Motivation. Suppose we are given $6$ boxes, arranged in the following manner:
$$\left[\begin{array}{ccc} 1 & 2 & 3 \\ 4 & 5 & 6 \end{array}\right]$$
Two of these boxes contain a present, and the remaining $4$ are empty. From the outside, no-one can tell which boxes contain a present. There are ${6 \choose 2} =15$ ways to put the presents in the two boxes. The goal is to find one box containing a present as quickly as possible.
Anna opens the boxes in row-wise, that is, in the order: $1,2,3,4,5,6$. Bert opens the boxes column-wise: $1,4,2,5,3,6$. The $15$ ways to distribute the two presents into the $6$ boxes, Anna finds the first present quicker than Bert $5$ times and Bert beats Anna only in $4$ scenarios (and there are $6$ ties). I think it is crazy that one arbitrary method (Anna's) should be better than another (Bert's) to uncover the first presents even if the two gift locations are picked at random!
Formalization and generalization. For $n\in\mathbb{N}$ we write $[n] := \{1,\ldots,n\}$. If $X$ is a set, then let $[X]^2 = \big\{\{x,y\}:x\neq y \in X\big\}$. By slight abuse of notation, we write $[n]^2$ instead of $[[n]]^2$. The collection of bijections $f:[n]\to[n]$ is denoted by $S_n$.
For the remainder of this post, let $n\geq 3$ be an arbitrary, but fixed integer.Let $a, b\in S_n$. We can think of $a$ as being the method that Anna uses to open the boxes $\{1,\ldots,n\}$, and $b$ is Bert's way of trying to find one present. The locations of the $2$ presents is encoded by an element $P\in [n]^2$. The number of $P\in [n]^2$ such that Anna finds one present quicker than Bert, and therefore wins, is
$$W(a,b) = \Big|\{P\in [n]^2: \min \big(a^{-1}(P)\big) < \min \big(b^{-1}(P)\big)\}\Big|.$$
We say $a\in S_n$ is better than $b\in S_n$ if $W(a,b) > W(b,a)$.

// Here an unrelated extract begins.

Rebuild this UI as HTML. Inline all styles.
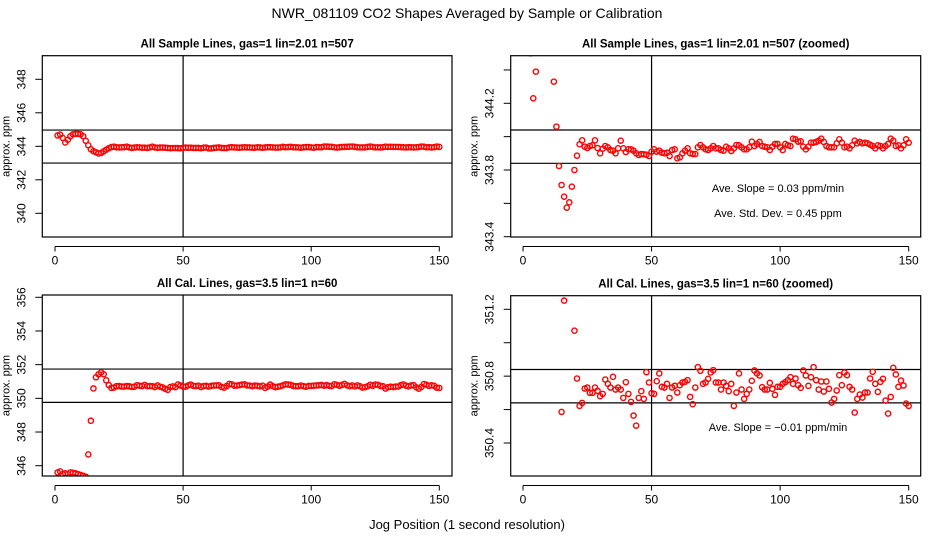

To me, it is not clear, whether "betterness" as defined above is a transitive relation, but this is not my main focus for this question. (It could well be that this relation is not transitive, see the intransitive dice.)
Questions.
Are there infinitely many integers $n\geq 3$ such that for every $f\in S_n$ there is $f' \in S_n$ such that $f'$ is better than $f$? And related to this:
Are there infinitely many integers $n\geq 3$ such that there is $f_0\in S_n$ such that no element of $S_n$ is better than $f_0$?